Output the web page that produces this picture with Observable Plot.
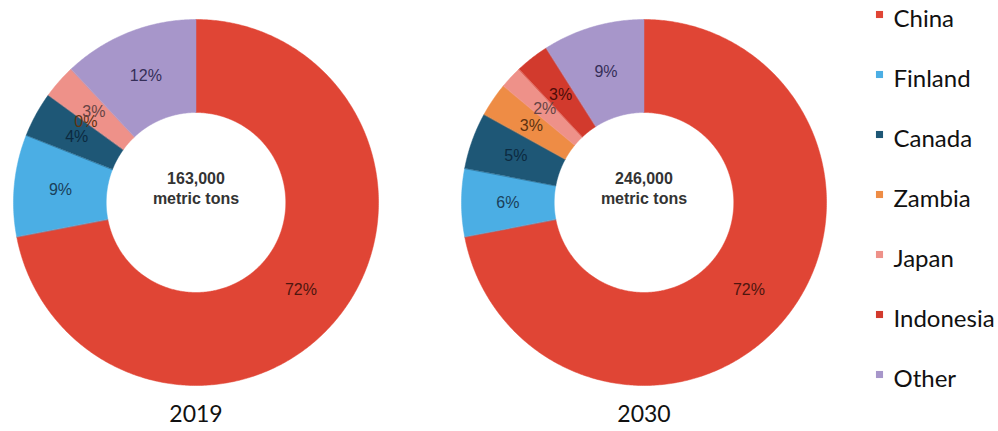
<!DOCTYPE html>
<html>
<head>
<meta charset="utf-8">
<script src="https://cdn.jsdelivr.net/npm/d3@7"></script>
<script src="https://cdn.jsdelivr.net/npm/@observablehq/plot@0.6"></script>
<style>
  html, body { margin: 0; padding: 0; background: #fff; }
  #wrap { display: flex; width: 998px; height: 431px; }
</style>
</head>
<body>
<div id="wrap"></div>
<script>
// ---- data ----
const countries = ["China", "Finland", "Canada", "Zambia", "Japan", "Indonesia", "Other"];
const years = ["2019", "2030"];
const shares2019 = [72, 9, 4, 0, 3, null, 12];
const shares2030 = [72, 6, 5, 3, 2, 3, 9];
const totals = ["163,000", "246,000"];
const totalUnit = "metric tons";

// ---- styles ----
const sliceColors = ["#e04535", "#4baee4", "#1e5776", "#ee8c45", "#ee9189", "#d23a2d", "#a796ca"];
const labelColors = ["#4e160f", "#1a405a", "#0c2a40", "#5e3210", "#664444", "#4e0c08", "#352e58"];
const R_OUT = 183, R_IN = 90, R_LABEL = 136.5;

// ---- derived geometry (polar -> cartesian through Plot's x/y scales) ----
const sharesByYear = {"2019": shares2019, "2030": shares2030};
const slices = [];
const labels = [];
for (const year of years) {
  const rows = countries.map((c, i) => ({country: c, value: sharesByYear[year][i], i}))
    .filter(d => d.value != null);
  const arcs = d3.pie().sort(null).value(d => d.value).startAngle(0).endAngle(2 * Math.PI)(rows);
  for (const a of arcs) {
    const d = a.data;
    labels.push({year, country: d.country, text: d.value + "%", angle: (a.startAngle + a.endAngle) / 2, i: d.i});
    if (a.endAngle - a.startAngle <= 0) continue;
    const n = Math.max(2, Math.ceil((a.endAngle - a.startAngle) / 0.01));
    const key = year + "-" + d.country;
    const pts = [];
    for (let k = 0; k <= n; k++) {
      const t = a.startAngle + (a.endAngle - a.startAngle) * k / n;
      pts.push({key, year, country: d.country, r: R_OUT, t});
    }
    for (let k = n; k >= 0; k--) {
      const t = a.startAngle + (a.endAngle - a.startAngle) * k / n;
      pts.push({key, year, country: d.country, r: R_IN, t});
    }
    slices.push(...pts);
  }
}
const centers = years.map((y, i) => ({year: y, text: totals[i] + "\n" + totalUnit}));

const W_MAIN = 839, H = 431;
const main = Plot.plot({
  width: W_MAIN,
  height: H,
  marginLeft: 0,
  marginRight: 0,
  marginTop: 0,
  marginBottom: 32,
  fx: {domain: years, paddingInner: 0.1314, paddingOuter: 0, label: null},
  x: {domain: [-195, 195], axis: null},
  y: {domain: [-197, 202], axis: null},
  color: {domain: countries, range: sliceColors},
  style: {fontFamily: "Lato, sans-serif", background: "#fff"},
  marks: [
    Plot.line(slices, {
      fx: "year",
      x: d => d.r * Math.sin(d.t),
      y: d => d.r * Math.cos(d.t),
      z: "key",
      fill: "country",
      stroke: "country",
      strokeWidth: 0.5,
      curve: "linear-closed"
    }),
    Plot.text(labels, {
      fx: "year",
      x: d => R_LABEL * Math.sin(d.angle),
      y: d => R_LABEL * Math.cos(d.angle),
      text: "text",
      fill: {value: d => labelColors[d.i], scale: null},
      fontFamily: "Liberation Sans, Arial, sans-serif",
      fontSize: 16
    }),
    Plot.text(centers, {
      fx: "year",
      frameAnchor: "middle",
      text: "text",
      dy: -12,
      lineHeight: 1.25,
      fill: "#333",
      fontWeight: "bold",
      fontSize: 16,
      fontFamily: "Liberation Sans, Arial, sans-serif"
    }),
    Plot.axisFx({anchor: "bottom", tickSize: 0, tickPadding: 6, fontSize: 23, label: null, fill: "#111"})
  ]
});

const legend = Plot.plot({
  width: 998 - W_MAIN,
  height: H,
  marginLeft: 0,
  marginRight: 0,
  marginTop: 0,
  marginBottom: 0,
  y: {type: "point", domain: countries, range: [19, 379], padding: 0, axis: null},
  color: {domain: countries, range: sliceColors},
  style: {fontFamily: "Lato, sans-serif", background: "#fff"},
  marks: [
    Plot.dot(countries, {y: d => d, frameAnchor: "left", dx: 40, dy: -5, symbol: "square", r: 4, fill: d => d}),
    Plot.text(countries, {y: d => d, frameAnchor: "left", dx: 54, text: d => d, fontSize: 24, fill: "#111", textAnchor: "start"})
  ]
});

const wrap = document.getElementById("wrap");
wrap.appendChild(main);
wrap.appendChild(legend);
</script>
</body>
</html>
------------------------------------------------------------------------
What is required —
Without the pictures, please reproduce each line of the listing above exactly, from the first one through the line bearing "const R_OUT = 183, R_IN".

Output of the task —
Output the web page that produces this picture with Observable Plot.
<!DOCTYPE html>
<html>
<head>
<meta charset="utf-8">
<script src="https://cdn.jsdelivr.net/npm/d3@7"></script>
<script src="https://cdn.jsdelivr.net/npm/@observablehq/plot@0.6"></script>
<style>
  html, body { margin: 0; padding: 0; background: #fff; }
  #wrap { display: flex; width: 998px; height: 431px; }
</style>
</head>
<body>
<div id="wrap"></div>
<script>
// ---- data ----
const countries = ["China", "Finland", "Canada", "Zambia", "Japan", "Indonesia", "Other"];
const years = ["2019", "2030"];
const shares2019 = [72, 9, 4, 0, 3, null, 12];
const shares2030 = [72, 6, 5, 3, 2, 3, 9];
const totals = ["163,000", "246,000"];
const totalUnit = "metric tons";

// ---- styles ----
const sliceColors = ["#e04535", "#4baee4", "#1e5776", "#ee8c45", "#ee9189", "#d23a2d", "#a796ca"];
const labelColors = ["#4e160f", "#1a405a", "#0c2a40", "#5e3210", "#664444", "#4e0c08", "#352e58"];
const R_OUT = 183, R_IN = 90, R_LABEL = 136.5;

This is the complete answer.